4. U.S. GDP to reach 7.0%

Aside from the turmoil in Eastern Europe, the main issue on investors’ minds is whether the Federal Reserve will raise short-term rates when it meets next month, and by how much.

Many now expect the central bank to hike by 50 basis points, given the elevated levels of consumer prices and the strength of the U.S. recovery. 

Further evidence of this arrives later Thursday, with the fourth quarter quarterly GDP figure, due at 8:30 AM ET, set to rise by 7% from 6.9% growth in the previous quarter. 

The weekly jobless initial claims are due at the same time, are are expected to fall to 235,000 from 248,000 the previous week.

5. Crude breaks through $100/barrel

Crude oil prices soared over $100 a barrel for the first time since 2014 after Russian troops launched an invasion of Ukraine, prompting fears of a major disruption to global energy supplies.

The Western powers announced sanctions on a number of Russian banks and individuals close to Putin on Wednesday after he recognized two breakaway regions in eastern Ukraine, but new, more severe measures look set to follow Thursday’s move.

“While Western governments probably will exempt energy transactions from sanctions, the blizzard of new restrictions will force many traders to be exceedingly cautious in handling Russian barrels,” said analysts at Eurasia Group, in a note. 

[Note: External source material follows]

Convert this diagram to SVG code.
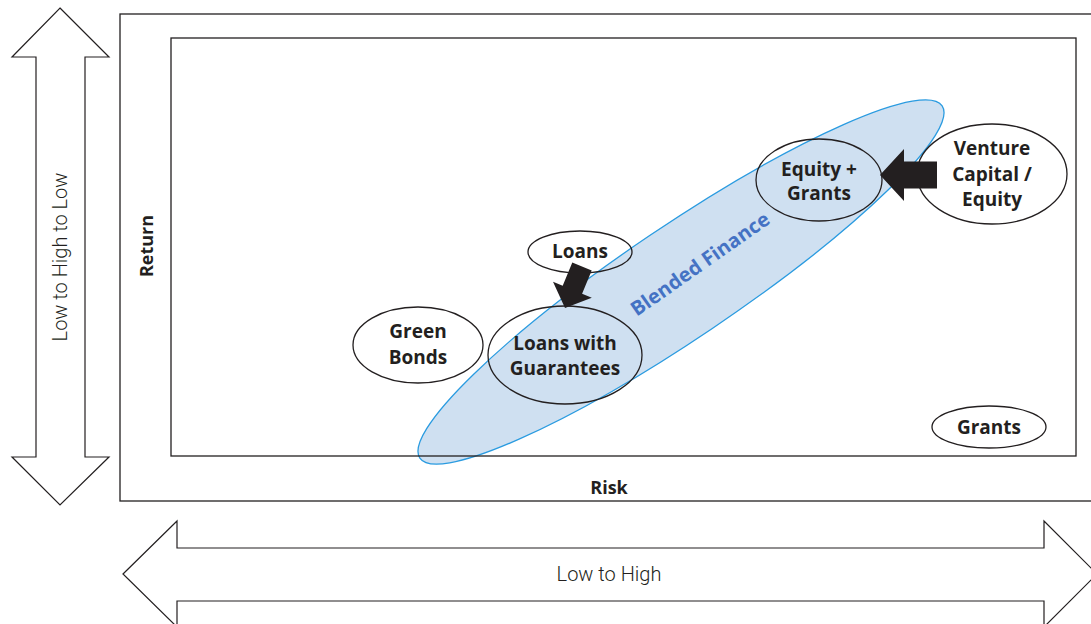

Russia is the world’s second largest oil producer and is the largest supplier of natural gas to Europe, providing about 35% of the latter’s supply. 

Providing a small drag on the market, traders are also keeping an eye on the negotiations between the Western powers and Iran over reviving a nuclear agreement which could see the Persian Gulf country’s crude exports returning to the global market.

Additionally, U.S. crude stockpiles rose more than expected last week, with the American Petroleum Institute reporting an increase of 6 million barrels last week. The official report from the Energy Information Administration is due later Thursday after the holiday weekend. 

By 6:05 AM ET, U.S. crude futures were up 8.3% at $99.81 a barrel, while Brent crude futures were up 8.1% at $101.61 a barrel, traded through $100 a barrel for the first time in over seven years. 

Gasoline RBOB Futures were up 6% at $3.0469 a gallon.